-- start of Data section --
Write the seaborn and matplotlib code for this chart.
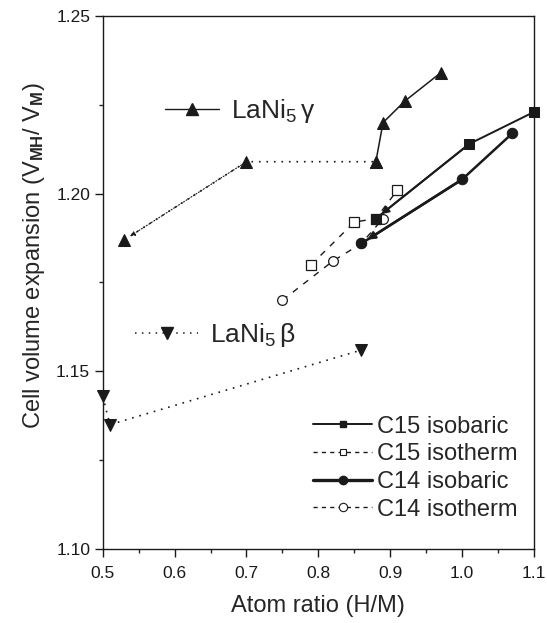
import matplotlib
matplotlib.use("Agg")
import matplotlib.pyplot as plt
import seaborn as sns
from matplotlib.lines import Line2D

sns.set_theme(style="ticks")
plt.rcParams['font.family'] = ['Liberation Sans', 'DejaVu Sans']
plt.rcParams['mathtext.fontset'] = 'custom'
plt.rcParams['mathtext.rm'] = 'Liberation Sans'
plt.rcParams['mathtext.it'] = 'Liberation Sans:italic'
plt.rcParams['mathtext.bf'] = 'Liberation Sans:bold'

# ---- data ----
gamma_x = [0.53, 0.70, 0.88, 0.89, 0.92, 0.97]
gamma_y = [1.187, 1.209, 1.209, 1.220, 1.226, 1.234]
beta_x = [0.50, 0.51, 0.86]
beta_y = [1.143, 1.135, 1.156]
c15_isobaric_x = [1.10, 1.01, 0.88]
c15_isobaric_y = [1.223, 1.214, 1.193]
c15_isotherm_x = [0.79, 0.85, 0.88, 0.91]
c15_isotherm_y = [1.180, 1.192, 1.193, 1.201]
c14_isobaric_x = [1.07, 1.00, 0.86]
c14_isobaric_y = [1.217, 1.204, 1.186]
c14_isotherm_x = [0.75, 0.82, 0.86, 0.89]
c14_isotherm_y = [1.170, 1.181, 1.186, 1.193]
x_ticks = [0.5, 0.6, 0.7, 0.8, 0.9, 1.0, 1.1]
y_ticks = [1.10, 1.15, 1.20, 1.25]

DOT = (0, (1, 3.5))
DASH = (0, (4.5, 5))

fig = plt.figure(figsize=(5.47, 6.23), dpi=100)
ax = fig.add_axes([0.1878, 0.1188, 0.7884, 0.8555])

def line(x, y, **kw):
    sns.lineplot(x=x, y=y, ax=ax, sort=False, estimator=None, color='k',
                 clip_on=False, **kw)

# LaNi5 gamma: dotted transition then solid
line(gamma_x[:3], gamma_y[:3], linestyle=DOT, linewidth=1.2, marker='^',
     markersize=8, markeredgecolor='k', markerfacecolor='k')
line(gamma_x[2:], gamma_y[2:], linestyle='-', linewidth=1.1, marker='^',
     markersize=8, markeredgecolor='k', markerfacecolor='k')
# LaNi5 beta
line(beta_x, beta_y, linestyle=DOT, linewidth=1.2, marker='v',
     markersize=8, markeredgecolor='k', markerfacecolor='k')
# isotherms
line(c15_isotherm_x, c15_isotherm_y, linestyle=DASH, linewidth=1.0,
     marker='s', markersize=7, markerfacecolor='white', markeredgecolor='k',
     markeredgewidth=0.9)
line(c14_isotherm_x, c14_isotherm_y, linestyle=DASH, linewidth=1.0,
     marker='o', markersize=7, markerfacecolor='white', markeredgecolor='k',
     markeredgewidth=0.9)
# isobarics
line(c15_isobaric_x, c15_isobaric_y, linestyle='-', linewidth=1.4, marker='s',
     markersize=7, markerfacecolor='k', markeredgecolor='k')
line(c14_isobaric_x, c14_isobaric_y, linestyle='-', linewidth=1.8, marker='o',
     markersize=7.5, markerfacecolor='k', markeredgecolor='k')

# arrowheads
for xs, ys, lw in [(c15_isobaric_x, c15_isobaric_y, 1.4),
                   (c14_isobaric_x, c14_isobaric_y, 1.8)]:
    ax.annotate("", xy=(xs[2], ys[2]), xytext=(xs[1], ys[1]),
                arrowprops=dict(arrowstyle='-|>', color='k', lw=lw,
                                shrinkA=0, shrinkB=5, mutation_scale=11))
ax.annotate("", xy=(gamma_x[0], gamma_y[0]), xytext=(gamma_x[1], gamma_y[1]),
            arrowprops=dict(arrowstyle='-|>', color='k', lw=0.8, linestyle=':',
                            shrinkA=0, shrinkB=5, mutation_scale=7))

ax.set_xlim(0.5, 1.1)
ax.set_ylim(1.10, 1.25)
ax.set_xticks(x_ticks)
ax.set_xticklabels([f"{v:.1f}" for v in x_ticks])
ax.set_yticks(y_ticks)
ax.set_yticklabels([f"{v:.2f}" for v in y_ticks])
ax.set_xticks([0.55, 0.65, 0.75, 0.85, 0.95, 1.05], minor=True)
ax.set_yticks([1.125, 1.175, 1.225], minor=True)
ax.tick_params(which='major', direction='out', length=6, width=1,
               labelsize=12.5, colors='k', pad=3)
ax.tick_params(axis='x', which='major', pad=6)
ax.tick_params(which='minor', direction='out', length=3, width=1)
for s in ax.spines.values():
    s.set_visible(True)
    s.set_linewidth(1.0)
    s.set_color('k')

ax.set_xlabel("Atom ratio (H/M)", fontsize=17, labelpad=10)
ax.set_ylabel(r"Cell volume expansion (V$_{\mathbf{MH}}$/ V$_{\mathbf{M}}$)",
              fontsize=17)
ax.yaxis.set_label_coords(-0.13, 0.55)

# lower-right legend
h_c15b = Line2D([], [], color='k', lw=1.4, marker='s', markersize=5)
h_c15t = Line2D([], [], color='k', lw=1.0, linestyle=(0, (3, 3)), marker='s',
                markersize=5, markerfacecolor='white', markeredgewidth=0.8)
h_c14b = Line2D([], [], color='k', lw=2.4, marker='o', markersize=6)
h_c14t = Line2D([], [], color='k', lw=1.0, linestyle=(0, (3, 3)), marker='o',
                markersize=6, markerfacecolor='white', markeredgewidth=0.8)
leg = ax.legend([h_c15b, h_c15t, h_c14b, h_c14t],
                ["C15 isobaric", "C15 isotherm", "C14 isobaric", "C14 isotherm"],
                loc='upper left', bbox_to_anchor=(0.4876, 0.25), frameon=False,
                fontsize=17, handlelength=2.5, handletextpad=0.2,
                labelspacing=0.24, borderaxespad=0.0, borderpad=0.0)
ax.add_artist(leg)

h_g = Line2D([], [], color='k', lw=1.0, marker='^', markersize=8)
leg_g = ax.legend([h_g], [r"LaNi$_5\,$γ"], loc='center left',
                  bbox_to_anchor=(0.144, 0.822), frameon=False, fontsize=19,
                  handlelength=2.05, handletextpad=0.45, borderaxespad=0.0,
                  borderpad=0.0)
ax.add_artist(leg_g)
h_b = Line2D([], [], color='k', lw=1.1, linestyle=DOT, marker='v', markersize=8)
leg_b = ax.legend([h_b], [r"LaNi$_5\,$β"], loc='center left',
                  bbox_to_anchor=(0.075, 0.401), frameon=False, fontsize=19,
                  handlelength=2.4, handletextpad=0.45, borderaxespad=0.0,
                  borderpad=0.0)

fig.savefig("out.png", dpi=100)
-- end of Data section --
### Exercise goal
Repeat the lines exactly as they stand, from the opening line of the data through the line with "from matplotlib.lines import Line2D". Pictures stay out of the copy.

### Reply
Write the seaborn and matplotlib code for this chart.
import matplotlib
matplotlib.use("Agg")
import matplotlib.pyplot as plt
import seaborn as sns
from matplotlib.lines import Line2D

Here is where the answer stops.